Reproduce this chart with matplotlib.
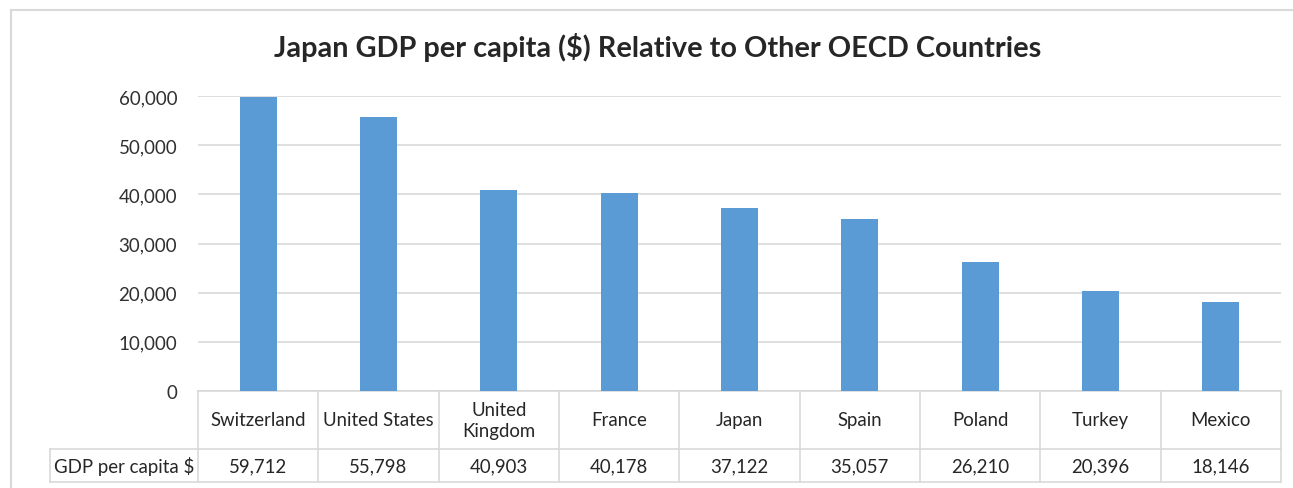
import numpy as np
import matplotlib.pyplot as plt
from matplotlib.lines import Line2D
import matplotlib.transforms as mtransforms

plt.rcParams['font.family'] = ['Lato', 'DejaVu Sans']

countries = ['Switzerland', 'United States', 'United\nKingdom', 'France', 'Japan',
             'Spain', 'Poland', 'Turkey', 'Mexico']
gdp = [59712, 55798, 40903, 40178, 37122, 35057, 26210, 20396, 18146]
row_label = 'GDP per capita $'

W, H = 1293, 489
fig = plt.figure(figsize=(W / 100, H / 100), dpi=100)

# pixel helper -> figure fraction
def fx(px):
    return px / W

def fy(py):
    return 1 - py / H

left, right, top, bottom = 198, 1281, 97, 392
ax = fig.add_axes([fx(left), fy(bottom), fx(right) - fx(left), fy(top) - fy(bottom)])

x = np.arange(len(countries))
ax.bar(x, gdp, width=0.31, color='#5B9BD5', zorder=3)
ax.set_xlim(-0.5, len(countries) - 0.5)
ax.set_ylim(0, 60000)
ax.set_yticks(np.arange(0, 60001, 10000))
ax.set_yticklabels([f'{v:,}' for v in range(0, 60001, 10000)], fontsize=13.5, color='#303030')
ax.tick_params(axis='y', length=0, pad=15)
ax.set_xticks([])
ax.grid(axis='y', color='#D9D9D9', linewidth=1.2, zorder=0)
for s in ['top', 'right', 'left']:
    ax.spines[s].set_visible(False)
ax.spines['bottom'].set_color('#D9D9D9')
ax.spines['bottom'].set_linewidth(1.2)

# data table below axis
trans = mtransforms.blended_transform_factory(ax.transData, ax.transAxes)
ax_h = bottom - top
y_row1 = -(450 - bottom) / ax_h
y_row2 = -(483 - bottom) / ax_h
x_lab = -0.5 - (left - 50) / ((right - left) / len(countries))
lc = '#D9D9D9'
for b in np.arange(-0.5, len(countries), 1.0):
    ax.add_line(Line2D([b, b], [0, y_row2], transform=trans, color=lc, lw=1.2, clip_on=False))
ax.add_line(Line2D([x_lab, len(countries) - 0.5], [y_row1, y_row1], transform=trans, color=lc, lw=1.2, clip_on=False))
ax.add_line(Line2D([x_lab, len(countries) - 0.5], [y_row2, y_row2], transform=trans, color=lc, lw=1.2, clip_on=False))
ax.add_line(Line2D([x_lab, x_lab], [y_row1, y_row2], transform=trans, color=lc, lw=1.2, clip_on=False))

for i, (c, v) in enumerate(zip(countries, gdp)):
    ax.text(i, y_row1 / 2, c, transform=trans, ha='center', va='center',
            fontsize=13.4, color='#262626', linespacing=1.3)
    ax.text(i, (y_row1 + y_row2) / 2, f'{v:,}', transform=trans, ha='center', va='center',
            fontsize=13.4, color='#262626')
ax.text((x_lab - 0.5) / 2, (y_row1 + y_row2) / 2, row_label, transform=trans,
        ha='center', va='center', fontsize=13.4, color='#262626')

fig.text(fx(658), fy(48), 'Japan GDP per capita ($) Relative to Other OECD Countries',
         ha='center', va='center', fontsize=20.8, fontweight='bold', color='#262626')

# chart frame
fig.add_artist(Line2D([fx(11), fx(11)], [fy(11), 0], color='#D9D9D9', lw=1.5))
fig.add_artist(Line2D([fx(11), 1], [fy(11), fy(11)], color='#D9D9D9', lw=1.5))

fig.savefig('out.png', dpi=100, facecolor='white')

○ ○ ○ ○ ○ ○ ○

Task instructions: Reproduce exactly the run of lines that opens the listing and closes with the line holding "return 1 - py / H". Pictures are excluded.

Full answer:
Reproduce this chart with matplotlib.
import numpy as np
import matplotlib.pyplot as plt
from matplotlib.lines import Line2D
import matplotlib.transforms as mtransforms

plt.rcParams['font.family'] = ['Lato', 'DejaVu Sans']

countries = ['Switzerland', 'United States', 'United\nKingdom', 'France', 'Japan',
             'Spain', 'Poland', 'Turkey', 'Mexico']
gdp = [59712, 55798, 40903, 40178, 37122, 35057, 26210, 20396, 18146]
row_label = 'GDP per capita $'

W, H = 1293, 489
fig = plt.figure(figsize=(W / 100, H / 100), dpi=100)

# pixel helper -> figure fraction
def fx(px):
    return px / W

def fy(py):
    return 1 - py / H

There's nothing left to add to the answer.